*Do this:* Skip the pictures. Reproduce all other material exactly.
◆ ◆ ◆ ◆
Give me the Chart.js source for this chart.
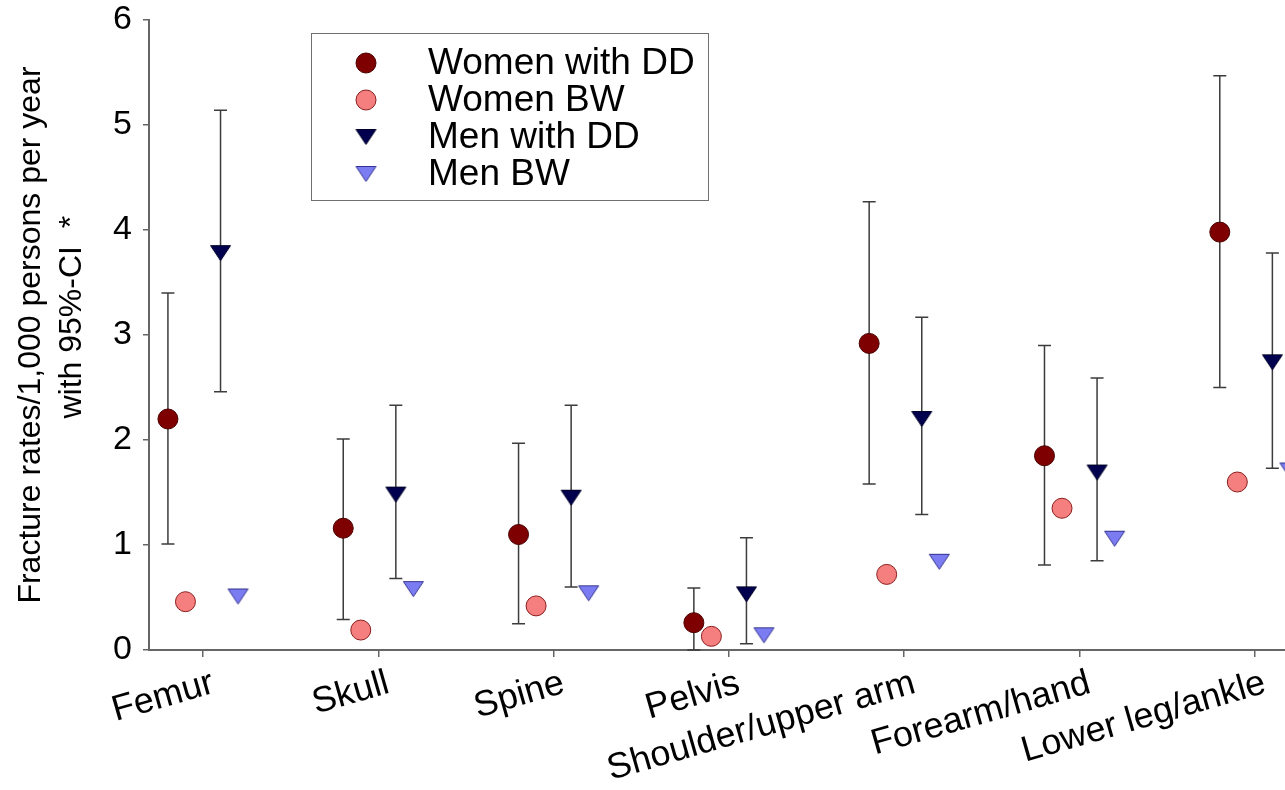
<!DOCTYPE html>
<html>
<head>
<meta charset="utf-8">
<title>Fracture rates by site</title>
<script src="https://cdn.jsdelivr.net/npm/chart.js@4/dist/chart.umd.min.js"></script>
<style>
  html, body { margin: 0; padding: 0; background: #fff; }
  #wrap { width: 1285px; height: 790px; }
  canvas { display: block; }
</style>
</head>
<body>
<div id="wrap"><canvas id="c" width="1285" height="790"></canvas></div>
<script>
// Fracture sites along the x axis
const categories = ['Femur', 'Skull', 'Spine', 'Pelvis', 'Shoulder/upper arm', 'Forearm/hand', 'Lower leg/ankle'];

// Rates per 1,000 persons per year
const womenDD     = [2.20, 1.16, 1.10, 0.26, 2.92, 1.85, 3.98];
const womenDDLow  = [1.01, 0.29, 0.25, 0.00, 1.58, 0.81, 2.50];
const womenDDHigh = [3.40, 2.01, 1.97, 0.59, 4.27, 2.90, 5.47];
const womenBW     = [0.46, 0.19, 0.42, 0.13, 0.72, 1.35, 1.60];
const menDD       = [3.78, 1.48, 1.45, 0.53, 2.20, 1.69, 2.74];
const menDDLow    = [2.46, 0.68, 0.60, 0.06, 1.29, 0.85, 1.73];
const menDDHigh   = [5.14, 2.33, 2.33, 1.07, 3.17, 2.59, 3.78];
const menBW       = [0.51, 0.58, 0.54, 0.14, 0.84, 1.06, 1.71];

// y axis tick values
const yTicks = [0, 1, 2, 3, 4, 5, 6];

const FONT = "'Liberation Sans', Arial, Helvetica, sans-serif";

// Downward-pointing triangle marker, centred on its bounding box
function downTriangle(fill, stroke) {
  const c = document.createElement('canvas');
  c.width = 23; c.height = 18;
  const g = c.getContext('2d');
  g.beginPath();
  g.moveTo(1.5, 1.5);
  g.lineTo(21.5, 1.5);
  g.lineTo(11.5, 16.5);
  g.closePath();
  g.fillStyle = fill;
  g.fill();
  g.lineWidth = 1;
  g.strokeStyle = stroke;
  g.stroke();
  return c;
}

function points(values, shift) {
  return values.map((v, i) => ({ x: i + shift, y: v }));
}

const series = [
  { label: 'Women with DD', values: womenDD, low: womenDDLow, high: womenDDHigh, shift: -0.2,
    style: 'circle', fill: '#7e0000', stroke: '#4a0000' },
  { label: 'Women BW', values: womenBW, shift: -0.1,
    style: 'circle', fill: '#f57f7f', stroke: '#8a1d1d' },
  { label: 'Men with DD', values: menDD, low: menDDLow, high: menDDHigh, shift: 0.1,
    style: downTriangle('#00004e', '#000028'), fill: '#00004e', stroke: '#000028' },
  { label: 'Men BW', values: menBW, shift: 0.2,
    style: downTriangle('#7b7bf2', '#33338f'), fill: '#7b7bf2', stroke: '#33338f' }
];

const datasets = series.map(s => ({
  label: s.label,
  data: points(s.values, s.shift),
  errLow: s.low ? points(s.low, s.shift) : null,
  errHigh: s.high ? points(s.high, s.shift) : null,
  pointStyle: s.style,
  pointRadius: 10,
  pointHoverRadius: 10,
  backgroundColor: s.fill,
  borderColor: s.stroke,
  pointBorderWidth: 1,
  showLine: false,
  clip: false
}));

// Vertical 95%-CI whiskers with caps, drawn beneath the markers
const errorBars = {
  id: 'errorBars',
  beforeDatasetsDraw(chart) {
    const { ctx, scales: { x, y } } = chart;
    ctx.save();
    ctx.strokeStyle = '#3c3c3c';
    ctx.lineWidth = 1.5;
    chart.data.datasets.forEach(ds => {
      if (!ds.errLow) return;
      ds.errLow.forEach((lo, i) => {
        const hi = ds.errHigh[i];
        const px = x.getPixelForValue(lo.x);
        const y1 = y.getPixelForValue(lo.y);
        const y2 = y.getPixelForValue(hi.y);
        const cap = 6.5;
        ctx.beginPath();
        ctx.moveTo(px, y1); ctx.lineTo(px, y2);
        ctx.moveTo(px - cap, y1); ctx.lineTo(px + cap, y1);
        ctx.moveTo(px - cap, y2); ctx.lineTo(px + cap, y2);
        ctx.stroke();
      });
    });
    ctx.restore();
  }
};

// Boxed legend inside the plot area
const boxLegend = {
  id: 'boxLegend',
  afterDraw(chart) {
    const ctx = chart.ctx;
    const box = { x: 311.5, y: 33.5, w: 397, h: 167 };
    ctx.save();
    ctx.fillStyle = '#fff';
    ctx.fillRect(box.x, box.y, box.w, box.h);
    ctx.strokeStyle = '#707070';
    ctx.lineWidth = 1;
    ctx.strokeRect(box.x, box.y, box.w, box.h);
    ctx.font = '37px ' + FONT;
    ctx.textBaseline = 'middle';
    ctx.textAlign = 'left';
    chart.data.datasets.forEach((ds, i) => {
      const cy = 63 + i * 37;
      if (ds.pointStyle === 'circle') {
        ctx.fillStyle = ds.backgroundColor;
        ctx.strokeStyle = ds.borderColor;
        ctx.lineWidth = 1;
        ctx.beginPath();
        ctx.arc(366, cy, 10, 0, Math.PI * 2);
        ctx.fill();
        ctx.stroke();
      } else {
        Chart.helpers.drawPoint(ctx, {
          pointStyle: ds.pointStyle, radius: 10, borderWidth: 1, rotation: 0
        }, 366, cy);
      }
      ctx.fillStyle = '#000';
      ctx.fillText(ds.label, 428, cy + 1);
    });
    ctx.restore();
  }
};

new Chart(document.getElementById('c'), {
  type: 'scatter',
  data: { datasets },
  plugins: [errorBars, boxLegend],
  options: {
    responsive: false,
    animation: false,
    events: [],
    layout: { autoPadding: false, padding: { top: 20, right: 0, left: 0, bottom: 0 } },
    plugins: { legend: { display: false }, tooltip: { enabled: false } },
    scales: {
      x: {
        type: 'linear',
        min: -0.308,
        max: 6.172,
        afterBuildTicks(scale) {
          scale.ticks = categories.map((c, i) => ({ value: i }));
        },
        afterFit(scale) {
          scale.height = 140;
          scale.paddingLeft = 0;
          scale.paddingRight = 0;
        },
        grid: { drawOnChartArea: false, drawTicks: true, tickLength: 7, color: '#666', lineWidth: 1.5 },
        border: { display: true, color: '#666', width: 2 },
        ticks: {
          autoSkip: false,
          minRotation: 16,
          maxRotation: 16,
          padding: 5,
          labelOffset: 10,
          color: '#000',
          font: { family: FONT, size: 36 },
          callback: (v) => categories[v]
        }
      },
      y: {
        min: 0,
        max: 6,
        afterBuildTicks(scale) {
          scale.ticks = yTicks.map(v => ({ value: v }));
        },
        afterFit(scale) {
          scale.width = 149;
          scale.paddingTop = 0;
          scale.paddingBottom = 0;
        },
        grid: { drawOnChartArea: false, drawTicks: true, tickLength: 6, color: '#666', lineWidth: 1.5 },
        border: { display: true, color: '#666', width: 2 },
        ticks: {
          padding: 11,
          color: '#000',
          font: { family: FONT, size: 34 }
        },
        title: {
          display: true,
          text: ['Fracture rates/1,000 persons per year', '    with 95%-CI  *'],
          color: '#000',
          font: { family: FONT, size: 32, lineHeight: 1.27 },
          padding: { top: 11, bottom: 0 }
        }
      }
    }
  }
});
</script>
</body>
</html>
◆ ◆ ◆ ◆
*Solution:*
Give me the Chart.js source for this chart.
<!DOCTYPE html>
<html>
<head>
<meta charset="utf-8">
<title>Fracture rates by site</title>
<script src="https://cdn.jsdelivr.net/npm/chart.js@4/dist/chart.umd.min.js"></script>
<style>
  html, body { margin: 0; padding: 0; background: #fff; }
  #wrap { width: 1285px; height: 790px; }
  canvas { display: block; }
</style>
</head>
<body>
<div id="wrap"><canvas id="c" width="1285" height="790"></canvas></div>
<script>
// Fracture sites along the x axis
const categories = ['Femur', 'Skull', 'Spine', 'Pelvis', 'Shoulder/upper arm', 'Forearm/hand', 'Lower leg/ankle'];

// Rates per 1,000 persons per year
const womenDD     = [2.20, 1.16, 1.10, 0.26, 2.92, 1.85, 3.98];
const womenDDLow  = [1.01, 0.29, 0.25, 0.00, 1.58, 0.81, 2.50];
const womenDDHigh = [3.40, 2.01, 1.97, 0.59, 4.27, 2.90, 5.47];
const womenBW     = [0.46, 0.19, 0.42, 0.13, 0.72, 1.35, 1.60];
const menDD       = [3.78, 1.48, 1.45, 0.53, 2.20, 1.69, 2.74];
const menDDLow    = [2.46, 0.68, 0.60, 0.06, 1.29, 0.85, 1.73];
const menDDHigh   = [5.14, 2.33, 2.33, 1.07, 3.17, 2.59, 3.78];
const menBW       = [0.51, 0.58, 0.54, 0.14, 0.84, 1.06, 1.71];

// y axis tick values
const yTicks = [0, 1, 2, 3, 4, 5, 6];

const FONT = "'Liberation Sans', Arial, Helvetica, sans-serif";

// Downward-pointing triangle marker, centred on its bounding box
function downTriangle(fill, stroke) {
  const c = document.createElement('canvas');
  c.width = 23; c.height = 18;
  const g = c.getContext('2d');
  g.beginPath();
  g.moveTo(1.5, 1.5);
  g.lineTo(21.5, 1.5);
  g.lineTo(11.5, 16.5);
  g.closePath();
  g.fillStyle = fill;
  g.fill();
  g.lineWidth = 1;
  g.strokeStyle = stroke;
  g.stroke();
  return c;
}

function points(values, shift) {
  return values.map((v, i) => ({ x: i + shift, y: v }));
}

const series = [
  { label: 'Women with DD', values: womenDD, low: womenDDLow, high: womenDDHigh, shift: -0.2,
    style: 'circle', fill: '#7e0000', stroke: '#4a0000' },
  { label: 'Women BW', values: womenBW, shift: -0.1,
    style: 'circle', fill: '#f57f7f', stroke: '#8a1d1d' },
  { label: 'Men with DD', values: menDD, low: menDDLow, high: menDDHigh, shift: 0.1,
    style: downTriangle('#00004e', '#000028'), fill: '#00004e', stroke: '#000028' },
  { label: 'Men BW', values: menBW, shift: 0.2,
    style: downTriangle('#7b7bf2', '#33338f'), fill: '#7b7bf2', stroke: '#33338f' }
];

const datasets = series.map(s => ({
  label: s.label,
  data: points(s.values, s.shift),
  errLow: s.low ? points(s.low, s.shift) : null,
  errHigh: s.high ? points(s.high, s.shift) : null,
  pointStyle: s.style,
  pointRadius: 10,
  pointHoverRadius: 10,
  backgroundColor: s.fill,
  borderColor: s.stroke,
  pointBorderWidth: 1,
  showLine: false,
  clip: false
}));

// Vertical 95%-CI whiskers with caps, drawn beneath the markers
const errorBars = {
  id: 'errorBars',
  beforeDatasetsDraw(chart) {
    const { ctx, scales: { x, y } } = chart;
    ctx.save();
    ctx.strokeStyle = '#3c3c3c';
    ctx.lineWidth = 1.5;
    chart.data.datasets.forEach(ds => {
      if (!ds.errLow) return;
      ds.errLow.forEach((lo, i) => {
        const hi = ds.errHigh[i];
        const px = x.getPixelForValue(lo.x);
        const y1 = y.getPixelForValue(lo.y);
        const y2 = y.getPixelForValue(hi.y);
        const cap = 6.5;
        ctx.beginPath();
        ctx.moveTo(px, y1); ctx.lineTo(px, y2);
        ctx.moveTo(px - cap, y1); ctx.lineTo(px + cap, y1);
        ctx.moveTo(px - cap, y2); ctx.lineTo(px + cap, y2);
        ctx.stroke();
      });
    });
    ctx.restore();
  }
};

// Boxed legend inside the plot area
const boxLegend = {
  id: 'boxLegend',
  afterDraw(chart) {
    const ctx = chart.ctx;
    const box = { x: 311.5, y: 33.5, w: 397, h: 167 };
    ctx.save();
    ctx.fillStyle = '#fff';
    ctx.fillRect(box.x, box.y, box.w, box.h);
    ctx.strokeStyle = '#707070';
    ctx.lineWidth = 1;
    ctx.strokeRect(box.x, box.y, box.w, box.h);
    ctx.font = '37px ' + FONT;
    ctx.textBaseline = 'middle';
    ctx.textAlign = 'left';
    chart.data.datasets.forEach((ds, i) => {
      const cy = 63 + i * 37;
      if (ds.pointStyle === 'circle') {
        ctx.fillStyle = ds.backgroundColor;
        ctx.strokeStyle = ds.borderColor;
        ctx.lineWidth = 1;
        ctx.beginPath();
        ctx.arc(366, cy, 10, 0, Math.PI * 2);
        ctx.fill();
        ctx.stroke();
      } else {
        Chart.helpers.drawPoint(ctx, {
          pointStyle: ds.pointStyle, radius: 10, borderWidth: 1, rotation: 0
        }, 366, cy);
      }
      ctx.fillStyle = '#000';
      ctx.fillText(ds.label, 428, cy + 1);
    });
    ctx.restore();
  }
};

new Chart(document.getElementById('c'), {
  type: 'scatter',
  data: { datasets },
  plugins: [errorBars, boxLegend],
  options: {
    responsive: false,
    animation: false,
    events: [],
    layout: { autoPadding: false, padding: { top: 20, right: 0, left: 0, bottom: 0 } },
    plugins: { legend: { display: false }, tooltip: { enabled: false } },
    scales: {
      x: {
        type: 'linear',
        min: -0.308,
        max: 6.172,
        afterBuildTicks(scale) {
          scale.ticks = categories.map((c, i) => ({ value: i }));
        },
        afterFit(scale) {
          scale.height = 140;
          scale.paddingLeft = 0;
          scale.paddingRight = 0;
        },
        grid: { drawOnChartArea: false, drawTicks: true, tickLength: 7, color: '#666', lineWidth: 1.5 },
        border: { display: true, color: '#666', width: 2 },
        ticks: {
          autoSkip: false,
          minRotation: 16,
          maxRotation: 16,
          padding: 5,
          labelOffset: 10,
          color: '#000',
          font: { family: FONT, size: 36 },
          callback: (v) => categories[v]
        }
      },
      y: {
        min: 0,
        max: 6,
        afterBuildTicks(scale) {
          scale.ticks = yTicks.map(v => ({ value: v }));
        },
        afterFit(scale) {
          scale.width = 149;
          scale.paddingTop = 0;
          scale.paddingBottom = 0;
        },
        grid: { drawOnChartArea: false, drawTicks: true, tickLength: 6, color: '#666', lineWidth: 1.5 },
        border: { display: true, color: '#666', width: 2 },
        ticks: {
          padding: 11,
          color: '#000',
          font: { family: FONT, size: 34 }
        },
        title: {
          display: true,
          text: ['Fracture rates/1,000 persons per year', '    with 95%-CI  *'],
          color: '#000',
          font: { family: FONT, size: 32, lineHeight: 1.27 },
          padding: { top: 11, bottom: 0 }
        }
      }
    }
  }
});
</script>
</body>
</html>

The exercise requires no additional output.